Resilient three-tier failover scraper. Never returns empty — if one method fails, the next activates automatically.

Failover Chain

Tier 1: Brave Search API (fast, free tier, 2k req/month)
    ↓ (on block/empty/timeout)
Tier 2: Bright Data Web Unlocker (residential proxy, JS-render optional)
    ↓ (on block/429/timeout)
Tier 3: Playwright headless browser (full JS execution)

Quick Start

from scripts.phoenix_scraper import scrape

# Basic fetch
result = scrape("https://example.com/page")

# With JS rendering (for SPA/dynamic sites)
result = scrape("https://example.com/page", render_js=True)

# With specific Bright Data zone
result = scrape("https://linkedin.com/jobs/...", zone="job_search_scraper")

Zone Routing

| Use Case | Zone | |----------|------| | Job boards (LinkedIn, Glassdoor, Reed, Indeed) | job_search_scraper | | Social media, news, general web | web_unlocker | | X.com / Twitter | Use X API v2 (see references/x-api.md) |

Bright Data render_js

Set render_js=True for JS-heavy sites (CWJobs, TotalJobs, ContractorUK). Adds "render": True (boolean) to payload and uses 60s timeout.

Critical: Use boolean True, not string "html" — Bright Data validation rejects strings.

Bright Data Premium Domains (Cost Note)

LinkedIn, Glassdoor, and other heavily-protected job boards may be classified as Premium Domains in your Bright Data zone (updated quarterly). API call syntax is identical — but cost per request is higher. Check your zone's Premium Domains list if costs spike unexpectedly.
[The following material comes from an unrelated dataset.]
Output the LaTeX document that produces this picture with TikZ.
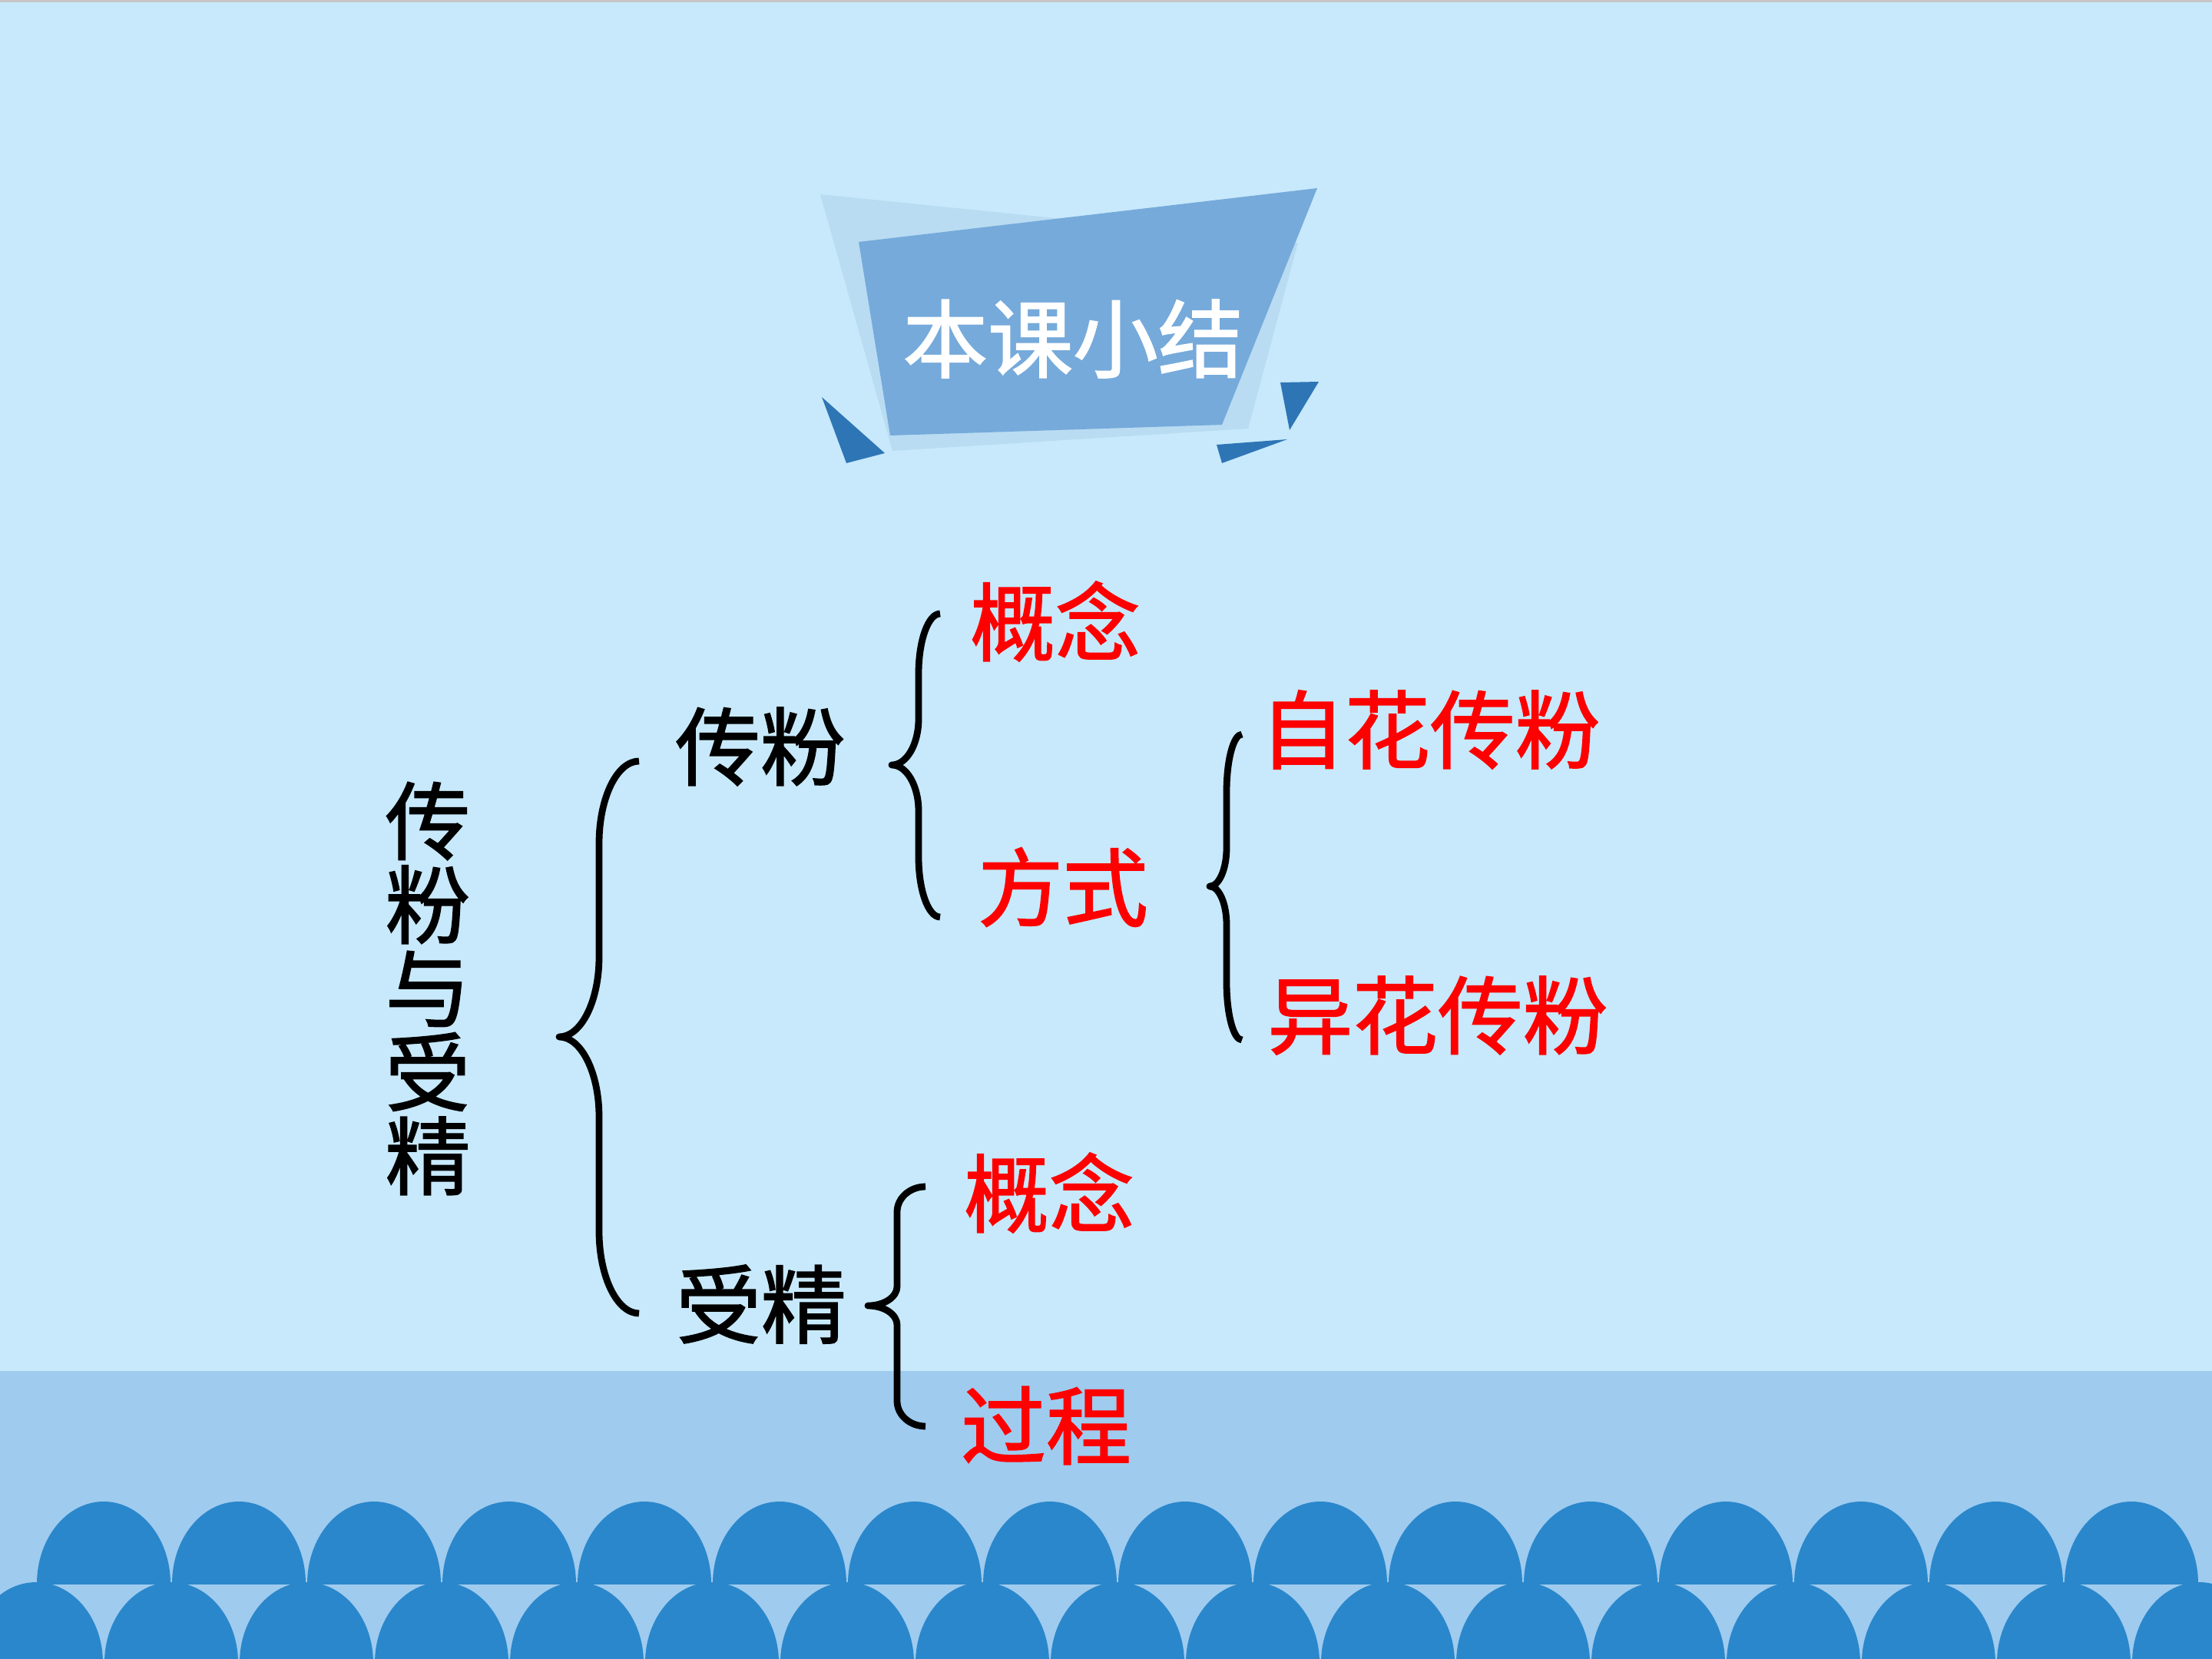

Playwright Stealth (2026 Enhancement)

For Tier 3, consider installing playwright-stealth to patch headless browser fingerprints — reduces detection on Cloudflare/advanced bot-protected sites:

pip install playwright-stealth

# Optional enhancement in phoenix_scraper.py Tier 3:
from playwright_stealth import stealth_sync
stealth_sync(page)

The base Playwright tier works without this, but stealth patching significantly improves success rates on heavily protected sites (Coupang, Naver, etc.) as of 2026.

URL Formatting

CWJobs/TotalJobs: use hyphen-slugs — finance-systems-consultant NOT finance+systems+consultant
Glassdoor: https://www.glassdoor.co.uk/Job/united-kingdom-{slug}-jobs-SRCH_IL.0,14_IN2_KO15,{end}.htm

Environment Variables

BRIGHT_DATA_API_KEY=<key>          # Bright Data API key
BRIGHT_DATA_ZONE=job_search_scraper # Default zone (override per-call)
BRAVE_API_KEY=<key>                # Brave Search API key
X_BEARER_TOKEN=<token>             # X API v2 bearer token (for X.com)

X.com Monitoring

For X/Twitter, use X API v2 (not scraping). See references/x-api.md for endpoint details and rate limits.

Error Handling

All tiers log failures before escalating. On total failure, returns {"success": False, "html": "", "method": "all_failed", "error": "<reason>"}.

Never raises exceptions — always returns a result dict.